-- Begin --
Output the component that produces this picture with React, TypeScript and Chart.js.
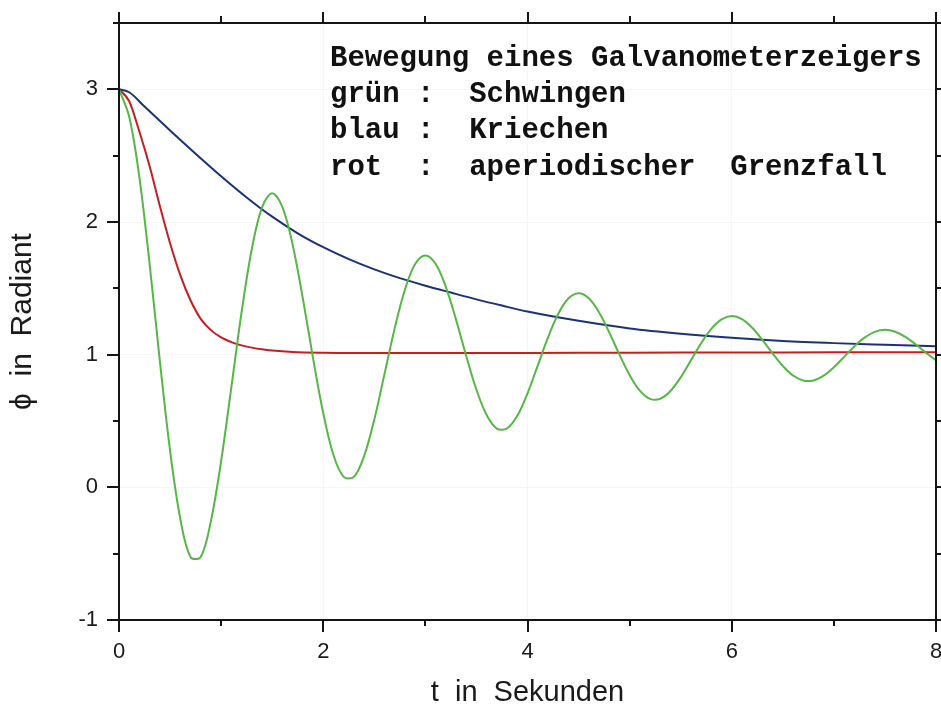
import React, { useEffect, useRef } from "react";
import { Chart, registerables } from "chart.js";

Chart.register(...registerables);

// time axis samples (seconds)
const T_GREEN = [
  0.0, 0.1, 0.2, 0.3, 0.4, 0.5, 0.6, 0.7, 0.8, 0.9,
  1.0, 1.1, 1.2, 1.3, 1.4, 1.5, 1.6, 1.7, 1.8, 1.9,
  2.0, 2.1, 2.2, 2.3, 2.4, 2.5, 2.6, 2.7, 2.8, 2.9,
  3.0, 3.1, 3.2, 3.3, 3.4, 3.5, 3.6, 3.7, 3.8, 3.9,
  4.0, 4.1, 4.2, 4.3, 4.4, 4.5, 4.6, 4.7, 4.8, 4.9,
  5.0, 5.1, 5.2, 5.3, 5.4, 5.5, 5.6, 5.7, 5.8, 5.9,
  6.0, 6.1, 6.2, 6.3, 6.4, 6.5, 6.6, 6.7, 6.8, 6.9,
  7.0, 7.1, 7.2, 7.3, 7.4, 7.5, 7.6, 7.7, 7.8, 7.9,
  8.0,
];
// grün: Schwingen
const PHI_GREEN = [
  3.000, 2.793, 2.335, 1.681, 0.952, 0.277, -0.235, -0.525, -0.525, -0.253,
  0.197, 0.754, 1.318, 1.795, 2.108, 2.217, 2.112, 1.829, 1.424, 0.974,
  0.559, 0.244, 0.079, 0.079, 0.236, 0.512, 0.855, 1.200, 1.491, 1.683,
  1.748, 1.685, 1.511, 1.264, 0.990, 0.736, 0.545, 0.443, 0.444, 0.539,
  0.708, 0.917, 1.128, 1.306, 1.423, 1.463, 1.425, 1.319, 1.168, 1.001,
  0.846, 0.729, 0.667, 0.668, 0.726, 0.829, 0.957, 1.086, 1.195, 1.266,
  1.291, 1.268, 1.203, 1.111, 1.009, 0.915, 0.843, 0.806, 0.806, 0.842,
  0.905, 0.983, 1.062, 1.128, 1.172, 1.187, 1.173, 1.134, 1.078, 1.015,
  0.958,
];

// blau: Kriechen
const T_BLUE = [0, 0.1, 0.25, 0.5, 0.75, 1, 1.25, 1.5, 1.75, 2, 2.25, 2.5, 2.75, 3, 3.25, 3.5, 3.75, 4, 4.5, 5, 5.5, 6, 6.5, 7, 7.5, 8];
const PHI_BLUE = [3.0, 2.978, 2.87, 2.69, 2.515, 2.345, 2.185, 2.04, 1.915, 1.81, 1.72, 1.643, 1.577, 1.52, 1.468, 1.417, 1.37, 1.325, 1.255, 1.198, 1.158, 1.127, 1.103, 1.087, 1.075, 1.064];

// rot: aperiodischer Grenzfall
const T_RED = [0, 0.1, 0.2, 0.3, 0.4, 0.5, 0.6, 0.7, 0.8, 0.9, 1.0, 1.1, 1.2, 1.3, 1.4, 1.5, 1.7, 2.0, 2.5, 3, 4, 5, 6, 7, 8];
const PHI_RED = [3.0, 2.91, 2.68, 2.42, 2.12, 1.84, 1.6, 1.41, 1.27, 1.185, 1.13, 1.095, 1.07, 1.053, 1.04, 1.031, 1.02, 1.014, 1.012, 1.012, 1.013, 1.015, 1.016, 1.018, 1.019];

// axis ticks
const X_MAJOR = [0, 2, 4, 6, 8];
const X_MINOR = [1, 3, 5, 7];
const Y_MAJOR = [-1, 0, 1, 2, 3];
const Y_MINOR = [-0.5, 0.5, 1.5, 2.5, 3.5];

const X_TITLE = "t  in  Sekunden";
const Y_TITLE = "\u03D5  in  Radiant";

const NOTE_LINES = [
  "Bewegung eines Galvanometerzeigers",
  "gr\u00FCn :  Schwingen",
  "blau :  Kriechen",
  "rot  :  aperiodischer  Grenzfall",
];
// anchor of the note block in data coordinates (left edge, baselines)
const NOTE_X = 2.066;
const NOTE_Y = [3.177, 2.903, 2.63, 2.356];

const pts = (xs: number[], ys: number[]) => xs.map((x, i) => ({ x, y: ys[i] }));

const framePlugin = {
  id: "frameTicks",
  afterDatasetsDraw(chart: any) {
    const { ctx, chartArea: a, scales } = chart;
    const xs = scales.x;
    const ys = scales.y;
    ctx.save();
    ctx.strokeStyle = "#141414";
    ctx.lineWidth = 2;
    ctx.lineCap = "butt";
    ctx.strokeRect(a.left, a.top, a.right - a.left, a.bottom - a.top);
    ctx.beginPath();
    const xt = (vals: number[], lenB: number, lenT: number) => {
      vals.forEach((v) => {
        const p = Math.round(xs.getPixelForValue(v));
        ctx.moveTo(p, a.bottom);
        ctx.lineTo(p, a.bottom + lenB);
        ctx.moveTo(p, a.top);
        ctx.lineTo(p, a.top - lenT);
      });
    };
    const yt = (vals: number[], len: number) => {
      vals.forEach((v) => {
        const p = Math.round(ys.getPixelForValue(v));
        ctx.moveTo(a.left, p);
        ctx.lineTo(a.left - len, p);
        ctx.moveTo(a.right, p);
        ctx.lineTo(a.right + len, p);
      });
    };
    xt(X_MAJOR, 12, 11);
    xt(X_MINOR, 6, 7);
    yt(Y_MAJOR, 12);
    yt(Y_MINOR, 6);
    ctx.stroke();

    ctx.fillStyle = "#111";
    ctx.font = 'bold 29px "Liberation Mono", "Courier New", monospace';
    ctx.textAlign = "left";
    ctx.textBaseline = "alphabetic";
    const lx = xs.getPixelForValue(NOTE_X);
    NOTE_LINES.forEach((s, i) => {
      ctx.fillText(s, lx, ys.getPixelForValue(NOTE_Y[i]));
    });
    ctx.restore();
  },
};

export default function App() {
  const ref = useRef<HTMLCanvasElement | null>(null);

  useEffect(() => {
    if (!ref.current) return;
    const chart = new Chart(ref.current, {
      type: "line",
      data: {
        datasets: [
          {
            label: "grün",
            data: pts(T_GREEN, PHI_GREEN),
            borderColor: "rgb(86,182,70)",
            borderWidth: 2,
            pointRadius: 0,
            tension: 0.35,
          },
          {
            label: "blau",
            data: pts(T_BLUE, PHI_BLUE),
            borderColor: "rgb(26,50,118)",
            borderWidth: 2,
            pointRadius: 0,
            cubicInterpolationMode: "monotone",
          },
          {
            label: "rot",
            data: pts(T_RED, PHI_RED),
            borderColor: "rgb(196,30,34)",
            borderWidth: 2,
            pointRadius: 0,
            cubicInterpolationMode: "monotone",
          },
        ],
      },
      options: {
        responsive: false,
        devicePixelRatio: 1,
        animation: false,
        layout: { padding: { top: 23, right: 5, left: 0, bottom: 0 } },
        plugins: { legend: { display: false }, tooltip: { enabled: false } },
        scales: {
          x: {
            type: "linear",
            min: 0,
            max: 8,
            border: { display: false },
            grid: { color: "rgba(0,0,0,0.035)", drawTicks: false },
            ticks: {
              stepSize: 2,
              padding: 19,
              color: "#1a1a1a",
              font: { family: '"Liberation Sans", Arial, sans-serif', size: 22 },
              maxRotation: 0,
            },
            title: {
              display: true,
              text: X_TITLE,
              color: "#1a1a1a",
              font: { family: '"Liberation Sans", Arial, sans-serif', size: 29 },
              padding: { top: 0, bottom: 1 },
            },
            afterFit(scale: any) {
              scale.height = 91;
              scale.paddingLeft = 0;
              scale.paddingRight = 0;
            },
          },
          y: {
            type: "linear",
            min: -1,
            max: 3.5,
            border: { display: false },
            grid: { color: "rgba(0,0,0,0.035)", drawTicks: false },
            ticks: {
              stepSize: 1,
              padding: 21,
              color: "#1a1a1a",
              font: { family: '"Liberation Sans", Arial, sans-serif', size: 22 },
            },
            afterBuildTicks(scale: any) {
              scale.ticks = scale.ticks.filter((t: any) => Number.isInteger(t.value));
            },
            title: {
              display: true,
              text: Y_TITLE,
              color: "#1a1a1a",
              font: { family: '"Liberation Sans", Arial, sans-serif', size: 30 },
              padding: { top: 5, bottom: 0 },
            },
            afterFit(scale: any) {
              scale.width = 119;
              scale.paddingTop = 0;
              scale.paddingBottom = 0;
            },
          },
        },
      },
      plugins: [framePlugin],
    });
    return () => chart.destroy();
  }, []);

  return (
    <div style={{ position: "absolute", left: 0, top: 0, width: 941, height: 711, background: "#fff" }}>
      <canvas ref={ref} width={941} height={711} style={{ display: "block" }} />
    </div>
  );
}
-- End --
▶ [Instructions for the task] Extract the lines exactly, please: the first line of the listing, the line with "Chart.register(...registerables);", and every line between them, but no pictures.

▶ [Right answer]
Output the component that produces this picture with React, TypeScript and Chart.js.
import React, { useEffect, useRef } from "react";
import { Chart, registerables } from "chart.js";

Chart.register(...registerables);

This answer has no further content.